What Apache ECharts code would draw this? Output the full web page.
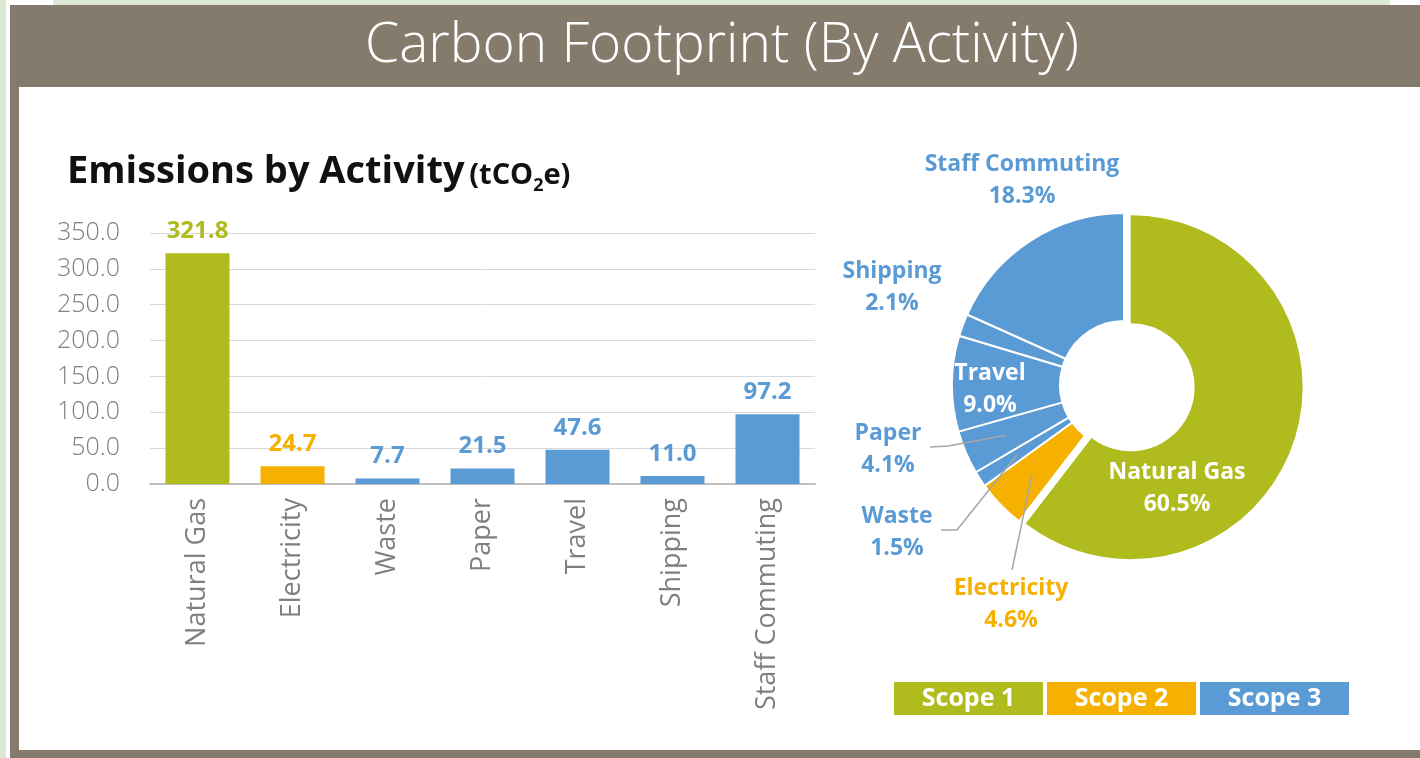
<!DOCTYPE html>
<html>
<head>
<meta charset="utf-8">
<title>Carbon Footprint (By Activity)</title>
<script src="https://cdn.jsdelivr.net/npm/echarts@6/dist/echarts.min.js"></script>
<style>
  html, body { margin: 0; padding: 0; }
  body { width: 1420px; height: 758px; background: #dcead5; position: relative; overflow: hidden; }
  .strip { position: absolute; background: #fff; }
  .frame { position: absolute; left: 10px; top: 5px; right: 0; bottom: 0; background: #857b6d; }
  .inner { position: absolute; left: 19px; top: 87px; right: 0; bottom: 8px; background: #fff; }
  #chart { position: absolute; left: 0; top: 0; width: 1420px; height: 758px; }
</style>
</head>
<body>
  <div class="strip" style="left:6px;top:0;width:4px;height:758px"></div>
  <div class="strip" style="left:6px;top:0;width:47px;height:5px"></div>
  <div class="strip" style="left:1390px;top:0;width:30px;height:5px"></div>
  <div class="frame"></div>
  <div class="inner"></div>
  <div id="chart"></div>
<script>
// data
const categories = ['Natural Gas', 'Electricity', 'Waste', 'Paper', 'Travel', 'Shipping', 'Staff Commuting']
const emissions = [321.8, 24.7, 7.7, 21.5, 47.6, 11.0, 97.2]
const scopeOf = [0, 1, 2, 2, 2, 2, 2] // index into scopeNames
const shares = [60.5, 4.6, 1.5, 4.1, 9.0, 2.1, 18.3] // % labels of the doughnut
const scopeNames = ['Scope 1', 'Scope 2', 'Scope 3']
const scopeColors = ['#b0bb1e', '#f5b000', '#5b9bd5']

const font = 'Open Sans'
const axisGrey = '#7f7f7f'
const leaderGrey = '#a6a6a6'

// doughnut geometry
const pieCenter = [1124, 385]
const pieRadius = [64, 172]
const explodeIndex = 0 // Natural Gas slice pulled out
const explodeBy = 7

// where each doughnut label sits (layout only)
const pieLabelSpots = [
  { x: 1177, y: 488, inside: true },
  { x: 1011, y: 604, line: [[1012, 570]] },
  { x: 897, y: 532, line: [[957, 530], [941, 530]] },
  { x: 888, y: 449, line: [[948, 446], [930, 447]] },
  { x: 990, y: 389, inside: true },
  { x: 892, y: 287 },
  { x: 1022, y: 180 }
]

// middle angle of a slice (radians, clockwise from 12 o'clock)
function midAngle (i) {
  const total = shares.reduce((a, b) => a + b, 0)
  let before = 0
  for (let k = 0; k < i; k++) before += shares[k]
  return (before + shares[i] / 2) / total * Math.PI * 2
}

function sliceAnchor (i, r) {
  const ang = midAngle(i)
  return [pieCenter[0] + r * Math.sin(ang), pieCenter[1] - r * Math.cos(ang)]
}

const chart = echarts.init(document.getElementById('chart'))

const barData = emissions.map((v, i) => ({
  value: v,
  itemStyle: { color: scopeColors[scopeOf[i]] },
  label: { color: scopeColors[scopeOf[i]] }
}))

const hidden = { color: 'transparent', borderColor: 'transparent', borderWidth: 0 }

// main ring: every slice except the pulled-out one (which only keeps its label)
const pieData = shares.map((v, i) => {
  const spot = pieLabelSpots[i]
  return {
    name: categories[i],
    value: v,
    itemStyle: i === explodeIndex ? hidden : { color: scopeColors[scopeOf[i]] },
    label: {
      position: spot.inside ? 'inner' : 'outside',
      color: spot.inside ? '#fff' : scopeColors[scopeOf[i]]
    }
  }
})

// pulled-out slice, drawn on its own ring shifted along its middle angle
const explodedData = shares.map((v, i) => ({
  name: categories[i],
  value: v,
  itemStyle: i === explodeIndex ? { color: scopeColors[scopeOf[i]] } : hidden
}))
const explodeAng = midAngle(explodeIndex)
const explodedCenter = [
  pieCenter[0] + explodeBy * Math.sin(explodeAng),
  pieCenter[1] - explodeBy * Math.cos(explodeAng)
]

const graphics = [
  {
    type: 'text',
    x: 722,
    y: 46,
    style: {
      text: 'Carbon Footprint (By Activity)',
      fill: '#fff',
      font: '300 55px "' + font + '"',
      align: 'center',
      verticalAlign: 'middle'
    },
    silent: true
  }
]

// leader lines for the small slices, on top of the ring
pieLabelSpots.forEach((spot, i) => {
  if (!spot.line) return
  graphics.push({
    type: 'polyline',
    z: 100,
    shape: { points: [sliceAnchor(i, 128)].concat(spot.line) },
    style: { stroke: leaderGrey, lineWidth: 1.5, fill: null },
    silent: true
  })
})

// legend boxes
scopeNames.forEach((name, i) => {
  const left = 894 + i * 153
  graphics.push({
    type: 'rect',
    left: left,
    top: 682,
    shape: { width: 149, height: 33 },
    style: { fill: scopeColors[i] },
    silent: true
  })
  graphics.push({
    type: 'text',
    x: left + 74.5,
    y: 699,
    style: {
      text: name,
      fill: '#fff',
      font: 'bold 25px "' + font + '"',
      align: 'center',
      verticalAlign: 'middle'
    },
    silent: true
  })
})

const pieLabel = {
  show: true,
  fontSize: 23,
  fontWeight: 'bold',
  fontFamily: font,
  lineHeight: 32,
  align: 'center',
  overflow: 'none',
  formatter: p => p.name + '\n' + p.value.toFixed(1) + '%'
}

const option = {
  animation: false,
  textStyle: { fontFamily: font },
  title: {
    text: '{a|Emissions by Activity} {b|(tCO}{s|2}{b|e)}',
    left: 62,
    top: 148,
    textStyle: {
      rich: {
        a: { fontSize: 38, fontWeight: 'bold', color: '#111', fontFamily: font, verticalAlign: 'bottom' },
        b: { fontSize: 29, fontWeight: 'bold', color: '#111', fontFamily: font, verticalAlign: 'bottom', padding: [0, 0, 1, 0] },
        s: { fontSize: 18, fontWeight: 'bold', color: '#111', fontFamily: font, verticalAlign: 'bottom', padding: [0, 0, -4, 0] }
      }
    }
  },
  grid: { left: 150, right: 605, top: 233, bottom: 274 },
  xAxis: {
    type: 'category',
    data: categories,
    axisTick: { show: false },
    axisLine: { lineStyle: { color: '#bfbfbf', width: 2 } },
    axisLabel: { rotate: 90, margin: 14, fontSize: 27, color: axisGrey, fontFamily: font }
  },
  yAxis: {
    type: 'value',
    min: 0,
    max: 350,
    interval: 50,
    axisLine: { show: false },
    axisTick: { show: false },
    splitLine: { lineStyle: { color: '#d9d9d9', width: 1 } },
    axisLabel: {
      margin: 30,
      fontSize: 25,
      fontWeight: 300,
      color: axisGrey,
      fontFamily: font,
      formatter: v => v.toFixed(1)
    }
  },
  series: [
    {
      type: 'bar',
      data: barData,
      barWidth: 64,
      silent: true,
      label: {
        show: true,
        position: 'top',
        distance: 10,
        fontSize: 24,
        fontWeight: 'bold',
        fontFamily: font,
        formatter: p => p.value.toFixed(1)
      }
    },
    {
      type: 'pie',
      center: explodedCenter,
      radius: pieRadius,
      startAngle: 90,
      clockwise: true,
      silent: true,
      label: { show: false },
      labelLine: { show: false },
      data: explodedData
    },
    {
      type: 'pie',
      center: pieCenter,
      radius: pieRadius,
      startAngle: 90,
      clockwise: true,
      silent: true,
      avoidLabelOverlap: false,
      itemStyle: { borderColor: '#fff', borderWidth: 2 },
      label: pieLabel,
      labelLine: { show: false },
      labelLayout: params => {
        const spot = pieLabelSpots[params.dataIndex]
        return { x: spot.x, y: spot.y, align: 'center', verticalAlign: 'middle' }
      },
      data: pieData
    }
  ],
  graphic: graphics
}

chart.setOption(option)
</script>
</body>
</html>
::::
EXERCISE DETAILS:
In your copy of the listing above, reproduce each line exactly and omit all pictures.

TASK SOLUTION:
What Apache ECharts code would draw this? Output the full web page.
<!DOCTYPE html>
<html>
<head>
<meta charset="utf-8">
<title>Carbon Footprint (By Activity)</title>
<script src="https://cdn.jsdelivr.net/npm/echarts@6/dist/echarts.min.js"></script>
<style>
  html, body { margin: 0; padding: 0; }
  body { width: 1420px; height: 758px; background: #dcead5; position: relative; overflow: hidden; }
  .strip { position: absolute; background: #fff; }
  .frame { position: absolute; left: 10px; top: 5px; right: 0; bottom: 0; background: #857b6d; }
  .inner { position: absolute; left: 19px; top: 87px; right: 0; bottom: 8px; background: #fff; }
  #chart { position: absolute; left: 0; top: 0; width: 1420px; height: 758px; }
</style>
</head>
<body>
  <div class="strip" style="left:6px;top:0;width:4px;height:758px"></div>
  <div class="strip" style="left:6px;top:0;width:47px;height:5px"></div>
  <div class="strip" style="left:1390px;top:0;width:30px;height:5px"></div>
  <div class="frame"></div>
  <div class="inner"></div>
  <div id="chart"></div>
<script>
// data
const categories = ['Natural Gas', 'Electricity', 'Waste', 'Paper', 'Travel', 'Shipping', 'Staff Commuting']
const emissions = [321.8, 24.7, 7.7, 21.5, 47.6, 11.0, 97.2]
const scopeOf = [0, 1, 2, 2, 2, 2, 2] // index into scopeNames
const shares = [60.5, 4.6, 1.5, 4.1, 9.0, 2.1, 18.3] // % labels of the doughnut
const scopeNames = ['Scope 1', 'Scope 2', 'Scope 3']
const scopeColors = ['#b0bb1e', '#f5b000', '#5b9bd5']

const font = 'Open Sans'
const axisGrey = '#7f7f7f'
const leaderGrey = '#a6a6a6'

// doughnut geometry
const pieCenter = [1124, 385]
const pieRadius = [64, 172]
const explodeIndex = 0 // Natural Gas slice pulled out
const explodeBy = 7

// where each doughnut label sits (layout only)
const pieLabelSpots = [
  { x: 1177, y: 488, inside: true },
  { x: 1011, y: 604, line: [[1012, 570]] },
  { x: 897, y: 532, line: [[957, 530], [941, 530]] },
  { x: 888, y: 449, line: [[948, 446], [930, 447]] },
  { x: 990, y: 389, inside: true },
  { x: 892, y: 287 },
  { x: 1022, y: 180 }
]

// middle angle of a slice (radians, clockwise from 12 o'clock)
function midAngle (i) {
  const total = shares.reduce((a, b) => a + b, 0)
  let before = 0
  for (let k = 0; k < i; k++) before += shares[k]
  return (before + shares[i] / 2) / total * Math.PI * 2
}

function sliceAnchor (i, r) {
  const ang = midAngle(i)
  return [pieCenter[0] + r * Math.sin(ang), pieCenter[1] - r * Math.cos(ang)]
}

const chart = echarts.init(document.getElementById('chart'))

const barData = emissions.map((v, i) => ({
  value: v,
  itemStyle: { color: scopeColors[scopeOf[i]] },
  label: { color: scopeColors[scopeOf[i]] }
}))

const hidden = { color: 'transparent', borderColor: 'transparent', borderWidth: 0 }

// main ring: every slice except the pulled-out one (which only keeps its label)
const pieData = shares.map((v, i) => {
  const spot = pieLabelSpots[i]
  return {
    name: categories[i],
    value: v,
    itemStyle: i === explodeIndex ? hidden : { color: scopeColors[scopeOf[i]] },
    label: {
      position: spot.inside ? 'inner' : 'outside',
      color: spot.inside ? '#fff' : scopeColors[scopeOf[i]]
    }
  }
})

// pulled-out slice, drawn on its own ring shifted along its middle angle
const explodedData = shares.map((v, i) => ({
  name: categories[i],
  value: v,
  itemStyle: i === explodeIndex ? { color: scopeColors[scopeOf[i]] } : hidden
}))
const explodeAng = midAngle(explodeIndex)
const explodedCenter = [
  pieCenter[0] + explodeBy * Math.sin(explodeAng),
  pieCenter[1] - explodeBy * Math.cos(explodeAng)
]

const graphics = [
  {
    type: 'text',
    x: 722,
    y: 46,
    style: {
      text: 'Carbon Footprint (By Activity)',
      fill: '#fff',
      font: '300 55px "' + font + '"',
      align: 'center',
      verticalAlign: 'middle'
    },
    silent: true
  }
]

// leader lines for the small slices, on top of the ring
pieLabelSpots.forEach((spot, i) => {
  if (!spot.line) return
  graphics.push({
    type: 'polyline',
    z: 100,
    shape: { points: [sliceAnchor(i, 128)].concat(spot.line) },
    style: { stroke: leaderGrey, lineWidth: 1.5, fill: null },
    silent: true
  })
})

// legend boxes
scopeNames.forEach((name, i) => {
  const left = 894 + i * 153
  graphics.push({
    type: 'rect',
    left: left,
    top: 682,
    shape: { width: 149, height: 33 },
    style: { fill: scopeColors[i] },
    silent: true
  })
  graphics.push({
    type: 'text',
    x: left + 74.5,
    y: 699,
    style: {
      text: name,
      fill: '#fff',
      font: 'bold 25px "' + font + '"',
      align: 'center',
      verticalAlign: 'middle'
    },
    silent: true
  })
})

const pieLabel = {
  show: true,
  fontSize: 23,
  fontWeight: 'bold',
  fontFamily: font,
  lineHeight: 32,
  align: 'center',
  overflow: 'none',
  formatter: p => p.name + '\n' + p.value.toFixed(1) + '%'
}

const option = {
  animation: false,
  textStyle: { fontFamily: font },
  title: {
    text: '{a|Emissions by Activity} {b|(tCO}{s|2}{b|e)}',
    left: 62,
    top: 148,
    textStyle: {
      rich: {
        a: { fontSize: 38, fontWeight: 'bold', color: '#111', fontFamily: font, verticalAlign: 'bottom' },
        b: { fontSize: 29, fontWeight: 'bold', color: '#111', fontFamily: font, verticalAlign: 'bottom', padding: [0, 0, 1, 0] },
        s: { fontSize: 18, fontWeight: 'bold', color: '#111', fontFamily: font, verticalAlign: 'bottom', padding: [0, 0, -4, 0] }
      }
    }
  },
  grid: { left: 150, right: 605, top: 233, bottom: 274 },
  xAxis: {
    type: 'category',
    data: categories,
    axisTick: { show: false },
    axisLine: { lineStyle: { color: '#bfbfbf', width: 2 } },
    axisLabel: { rotate: 90, margin: 14, fontSize: 27, color: axisGrey, fontFamily: font }
  },
  yAxis: {
    type: 'value',
    min: 0,
    max: 350,
    interval: 50,
    axisLine: { show: false },
    axisTick: { show: false },
    splitLine: { lineStyle: { color: '#d9d9d9', width: 1 } },
    axisLabel: {
      margin: 30,
      fontSize: 25,
      fontWeight: 300,
      color: axisGrey,
      fontFamily: font,
      formatter: v => v.toFixed(1)
    }
  },
  series: [
    {
      type: 'bar',
      data: barData,
      barWidth: 64,
      silent: true,
      label: {
        show: true,
        position: 'top',
        distance: 10,
        fontSize: 24,
        fontWeight: 'bold',
        fontFamily: font,
        formatter: p => p.value.toFixed(1)
      }
    },
    {
      type: 'pie',
      center: explodedCenter,
      radius: pieRadius,
      startAngle: 90,
      clockwise: true,
      silent: true,
      label: { show: false },
      labelLine: { show: false },
      data: explodedData
    },
    {
      type: 'pie',
      center: pieCenter,
      radius: pieRadius,
      startAngle: 90,
      clockwise: true,
      silent: true,
      avoidLabelOverlap: false,
      itemStyle: { borderColor: '#fff', borderWidth: 2 },
      label: pieLabel,
      labelLine: { show: false },
      labelLayout: params => {
        const spot = pieLabelSpots[params.dataIndex]
        return { x: spot.x, y: spot.y, align: 'center', verticalAlign: 'middle' }
      },
      data: pieData
    }
  ],
  graphic: graphics
}

chart.setOption(option)
</script>
</body>
</html>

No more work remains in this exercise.